GOAL OF THE EXERCISE: Beginning with the line that contains "Give me the matplotlib source for this chart.", retype the entries below exactly, ending with the line that contains "ax.tick_params(axis='y', length=6, width=1, pad=10)". Leave out any pictures.

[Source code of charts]
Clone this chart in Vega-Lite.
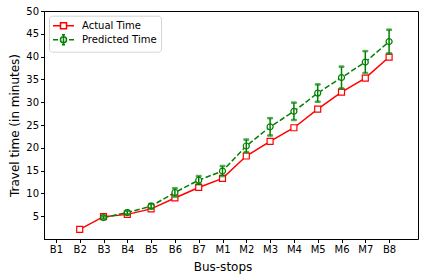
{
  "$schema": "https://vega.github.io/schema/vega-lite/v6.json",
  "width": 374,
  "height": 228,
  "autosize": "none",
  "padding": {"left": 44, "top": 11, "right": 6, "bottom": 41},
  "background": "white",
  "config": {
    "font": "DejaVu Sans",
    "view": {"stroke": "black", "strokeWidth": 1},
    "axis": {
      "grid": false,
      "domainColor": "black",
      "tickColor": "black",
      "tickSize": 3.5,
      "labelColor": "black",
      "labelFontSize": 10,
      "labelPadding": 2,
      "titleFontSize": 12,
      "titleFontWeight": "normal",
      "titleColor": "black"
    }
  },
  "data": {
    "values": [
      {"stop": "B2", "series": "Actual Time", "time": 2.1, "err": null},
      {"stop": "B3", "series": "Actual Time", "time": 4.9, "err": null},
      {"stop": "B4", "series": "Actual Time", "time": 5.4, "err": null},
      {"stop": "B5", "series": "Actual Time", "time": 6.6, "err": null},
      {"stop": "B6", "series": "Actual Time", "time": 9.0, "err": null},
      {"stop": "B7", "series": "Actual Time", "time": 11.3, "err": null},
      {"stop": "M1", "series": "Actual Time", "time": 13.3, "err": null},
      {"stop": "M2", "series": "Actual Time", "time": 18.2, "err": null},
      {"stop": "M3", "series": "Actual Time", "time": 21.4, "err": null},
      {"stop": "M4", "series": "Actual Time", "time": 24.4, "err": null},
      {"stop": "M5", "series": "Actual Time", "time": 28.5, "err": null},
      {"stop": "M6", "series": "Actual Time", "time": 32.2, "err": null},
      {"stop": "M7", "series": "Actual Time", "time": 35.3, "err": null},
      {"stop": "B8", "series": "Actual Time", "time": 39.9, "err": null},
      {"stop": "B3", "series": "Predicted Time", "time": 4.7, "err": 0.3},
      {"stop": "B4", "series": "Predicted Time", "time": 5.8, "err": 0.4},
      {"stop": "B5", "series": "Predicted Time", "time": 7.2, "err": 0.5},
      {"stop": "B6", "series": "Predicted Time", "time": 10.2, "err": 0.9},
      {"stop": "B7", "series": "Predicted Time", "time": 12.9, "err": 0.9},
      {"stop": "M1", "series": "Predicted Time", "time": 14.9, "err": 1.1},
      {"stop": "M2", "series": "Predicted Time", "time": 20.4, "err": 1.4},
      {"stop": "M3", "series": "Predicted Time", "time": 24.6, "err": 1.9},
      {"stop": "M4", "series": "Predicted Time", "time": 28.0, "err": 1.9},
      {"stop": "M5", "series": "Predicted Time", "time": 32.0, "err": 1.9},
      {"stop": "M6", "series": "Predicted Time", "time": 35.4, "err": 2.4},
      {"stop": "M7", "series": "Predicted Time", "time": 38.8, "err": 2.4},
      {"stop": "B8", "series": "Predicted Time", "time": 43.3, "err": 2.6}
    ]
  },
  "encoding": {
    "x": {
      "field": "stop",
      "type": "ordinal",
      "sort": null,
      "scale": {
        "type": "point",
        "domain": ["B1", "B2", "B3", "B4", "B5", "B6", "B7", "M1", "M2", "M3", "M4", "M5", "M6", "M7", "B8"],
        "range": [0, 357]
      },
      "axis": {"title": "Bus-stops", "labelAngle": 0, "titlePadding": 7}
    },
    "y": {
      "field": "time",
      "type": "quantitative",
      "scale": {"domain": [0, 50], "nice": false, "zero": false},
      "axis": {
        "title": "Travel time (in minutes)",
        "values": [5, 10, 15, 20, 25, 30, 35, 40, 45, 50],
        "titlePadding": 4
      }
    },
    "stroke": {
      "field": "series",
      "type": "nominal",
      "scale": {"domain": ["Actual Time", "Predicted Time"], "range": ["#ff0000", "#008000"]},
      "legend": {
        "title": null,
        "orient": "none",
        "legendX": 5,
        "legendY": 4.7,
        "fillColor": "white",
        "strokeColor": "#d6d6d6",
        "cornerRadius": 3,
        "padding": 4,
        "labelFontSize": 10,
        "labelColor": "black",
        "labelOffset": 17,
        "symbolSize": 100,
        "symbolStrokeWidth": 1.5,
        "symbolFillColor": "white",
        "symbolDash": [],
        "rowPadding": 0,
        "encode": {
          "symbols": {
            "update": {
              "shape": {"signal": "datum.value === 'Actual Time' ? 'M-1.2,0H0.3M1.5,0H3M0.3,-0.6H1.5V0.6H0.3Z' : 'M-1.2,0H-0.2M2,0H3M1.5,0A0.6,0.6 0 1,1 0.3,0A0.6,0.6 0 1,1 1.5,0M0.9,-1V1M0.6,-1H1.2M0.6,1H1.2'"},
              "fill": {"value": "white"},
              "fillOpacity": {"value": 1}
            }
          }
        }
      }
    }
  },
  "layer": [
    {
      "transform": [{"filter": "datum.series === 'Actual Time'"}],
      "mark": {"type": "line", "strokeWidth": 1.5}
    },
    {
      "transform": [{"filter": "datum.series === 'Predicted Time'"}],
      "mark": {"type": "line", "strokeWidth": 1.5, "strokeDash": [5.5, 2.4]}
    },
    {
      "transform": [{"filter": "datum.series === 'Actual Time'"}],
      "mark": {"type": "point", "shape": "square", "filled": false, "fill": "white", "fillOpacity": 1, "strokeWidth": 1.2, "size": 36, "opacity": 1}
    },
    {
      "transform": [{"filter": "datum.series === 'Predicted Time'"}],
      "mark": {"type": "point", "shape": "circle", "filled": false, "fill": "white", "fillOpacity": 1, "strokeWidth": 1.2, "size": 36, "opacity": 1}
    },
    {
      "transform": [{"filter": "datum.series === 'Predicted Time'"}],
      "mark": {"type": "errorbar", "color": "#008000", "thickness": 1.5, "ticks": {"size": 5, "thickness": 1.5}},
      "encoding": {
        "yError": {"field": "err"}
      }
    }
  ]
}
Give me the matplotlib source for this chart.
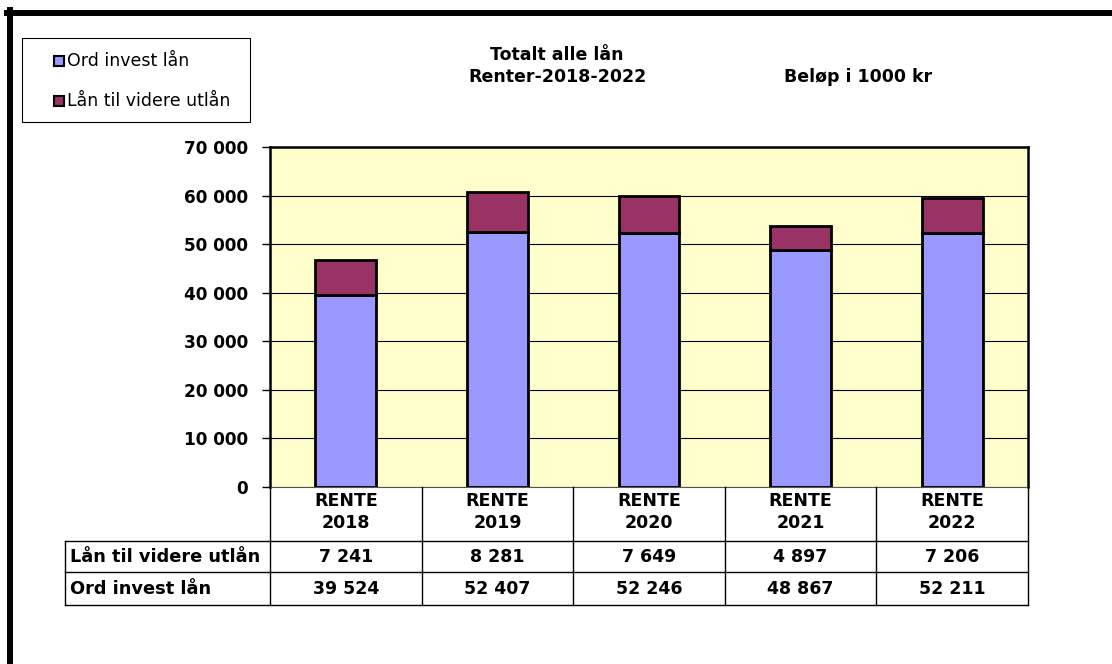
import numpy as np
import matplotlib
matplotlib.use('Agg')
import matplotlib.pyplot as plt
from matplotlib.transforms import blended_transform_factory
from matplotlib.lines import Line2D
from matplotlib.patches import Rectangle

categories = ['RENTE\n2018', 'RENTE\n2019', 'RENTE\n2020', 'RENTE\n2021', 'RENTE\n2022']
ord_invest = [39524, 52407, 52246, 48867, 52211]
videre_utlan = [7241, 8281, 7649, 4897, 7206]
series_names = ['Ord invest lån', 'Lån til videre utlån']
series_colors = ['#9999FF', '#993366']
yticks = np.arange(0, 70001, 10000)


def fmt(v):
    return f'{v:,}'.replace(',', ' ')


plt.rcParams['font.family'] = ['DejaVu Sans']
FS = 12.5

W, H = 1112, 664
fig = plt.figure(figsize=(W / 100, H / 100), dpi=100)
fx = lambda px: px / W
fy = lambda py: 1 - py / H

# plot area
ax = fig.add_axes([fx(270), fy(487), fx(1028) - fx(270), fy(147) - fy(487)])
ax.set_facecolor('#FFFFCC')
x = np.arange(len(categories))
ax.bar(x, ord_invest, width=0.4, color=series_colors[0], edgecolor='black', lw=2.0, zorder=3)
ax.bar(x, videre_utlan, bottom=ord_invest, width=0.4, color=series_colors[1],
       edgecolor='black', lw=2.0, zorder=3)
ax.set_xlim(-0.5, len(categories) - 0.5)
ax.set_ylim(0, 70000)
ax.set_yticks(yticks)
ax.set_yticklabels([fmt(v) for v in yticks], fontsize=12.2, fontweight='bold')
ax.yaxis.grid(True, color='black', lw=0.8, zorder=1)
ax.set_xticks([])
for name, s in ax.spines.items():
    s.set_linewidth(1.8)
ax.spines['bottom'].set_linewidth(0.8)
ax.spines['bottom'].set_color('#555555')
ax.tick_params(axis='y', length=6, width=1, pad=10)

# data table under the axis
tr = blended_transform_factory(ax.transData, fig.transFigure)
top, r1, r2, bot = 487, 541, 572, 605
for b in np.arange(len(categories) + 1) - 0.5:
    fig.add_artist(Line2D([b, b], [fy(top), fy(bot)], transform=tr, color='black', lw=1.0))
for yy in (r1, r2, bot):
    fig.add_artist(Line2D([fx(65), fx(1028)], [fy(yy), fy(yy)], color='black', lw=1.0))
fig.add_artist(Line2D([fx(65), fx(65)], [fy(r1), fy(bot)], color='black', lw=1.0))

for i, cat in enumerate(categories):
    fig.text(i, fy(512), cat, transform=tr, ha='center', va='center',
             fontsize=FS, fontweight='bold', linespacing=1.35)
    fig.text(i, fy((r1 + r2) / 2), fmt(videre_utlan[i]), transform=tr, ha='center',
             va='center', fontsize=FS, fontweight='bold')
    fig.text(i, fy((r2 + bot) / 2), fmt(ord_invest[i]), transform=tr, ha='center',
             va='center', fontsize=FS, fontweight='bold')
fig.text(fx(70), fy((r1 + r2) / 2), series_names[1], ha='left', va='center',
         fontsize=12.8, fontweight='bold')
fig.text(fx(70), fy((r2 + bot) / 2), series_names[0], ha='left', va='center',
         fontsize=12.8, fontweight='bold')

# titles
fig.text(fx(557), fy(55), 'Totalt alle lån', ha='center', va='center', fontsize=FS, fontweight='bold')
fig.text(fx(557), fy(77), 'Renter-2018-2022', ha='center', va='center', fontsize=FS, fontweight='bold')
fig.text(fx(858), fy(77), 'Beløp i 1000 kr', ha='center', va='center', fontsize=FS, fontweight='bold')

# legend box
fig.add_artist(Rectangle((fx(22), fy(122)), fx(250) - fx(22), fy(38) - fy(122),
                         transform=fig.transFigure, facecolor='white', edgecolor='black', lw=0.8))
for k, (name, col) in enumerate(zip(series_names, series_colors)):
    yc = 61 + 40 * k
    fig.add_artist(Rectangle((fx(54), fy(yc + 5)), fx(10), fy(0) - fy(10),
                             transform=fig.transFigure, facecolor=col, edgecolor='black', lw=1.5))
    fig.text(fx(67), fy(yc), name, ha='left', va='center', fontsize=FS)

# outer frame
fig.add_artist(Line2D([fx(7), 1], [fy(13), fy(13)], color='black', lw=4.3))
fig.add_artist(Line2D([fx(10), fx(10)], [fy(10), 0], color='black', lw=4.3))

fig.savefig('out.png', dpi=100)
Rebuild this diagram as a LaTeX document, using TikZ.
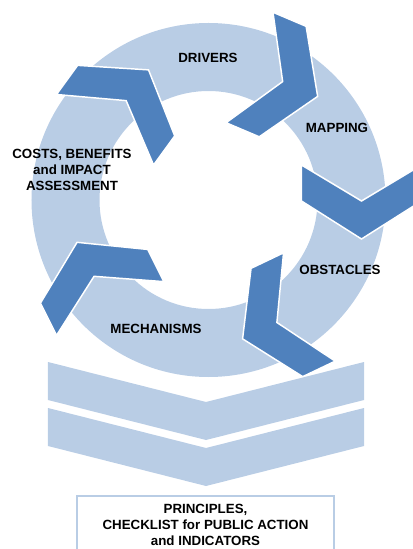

RESPONSE TO THE TASK:
Give me the matplotlib source for this chart.
import numpy as np
import matplotlib
matplotlib.use('Agg')
import matplotlib.pyplot as plt
from matplotlib.transforms import blended_transform_factory
from matplotlib.lines import Line2D
from matplotlib.patches import Rectangle

categories = ['RENTE\n2018', 'RENTE\n2019', 'RENTE\n2020', 'RENTE\n2021', 'RENTE\n2022']
ord_invest = [39524, 52407, 52246, 48867, 52211]
videre_utlan = [7241, 8281, 7649, 4897, 7206]
series_names = ['Ord invest lån', 'Lån til videre utlån']
series_colors = ['#9999FF', '#993366']
yticks = np.arange(0, 70001, 10000)


def fmt(v):
    return f'{v:,}'.replace(',', ' ')


plt.rcParams['font.family'] = ['DejaVu Sans']
FS = 12.5

W, H = 1112, 664
fig = plt.figure(figsize=(W / 100, H / 100), dpi=100)
fx = lambda px: px / W
fy = lambda py: 1 - py / H

# plot area
ax = fig.add_axes([fx(270), fy(487), fx(1028) - fx(270), fy(147) - fy(487)])
ax.set_facecolor('#FFFFCC')
x = np.arange(len(categories))
ax.bar(x, ord_invest, width=0.4, color=series_colors[0], edgecolor='black', lw=2.0, zorder=3)
ax.bar(x, videre_utlan, bottom=ord_invest, width=0.4, color=series_colors[1],
       edgecolor='black', lw=2.0, zorder=3)
ax.set_xlim(-0.5, len(categories) - 0.5)
ax.set_ylim(0, 70000)
ax.set_yticks(yticks)
ax.set_yticklabels([fmt(v) for v in yticks], fontsize=12.2, fontweight='bold')
ax.yaxis.grid(True, color='black', lw=0.8, zorder=1)
ax.set_xticks([])
for name, s in ax.spines.items():
    s.set_linewidth(1.8)
ax.spines['bottom'].set_linewidth(0.8)
ax.spines['bottom'].set_color('#555555')
ax.tick_params(axis='y', length=6, width=1, pad=10)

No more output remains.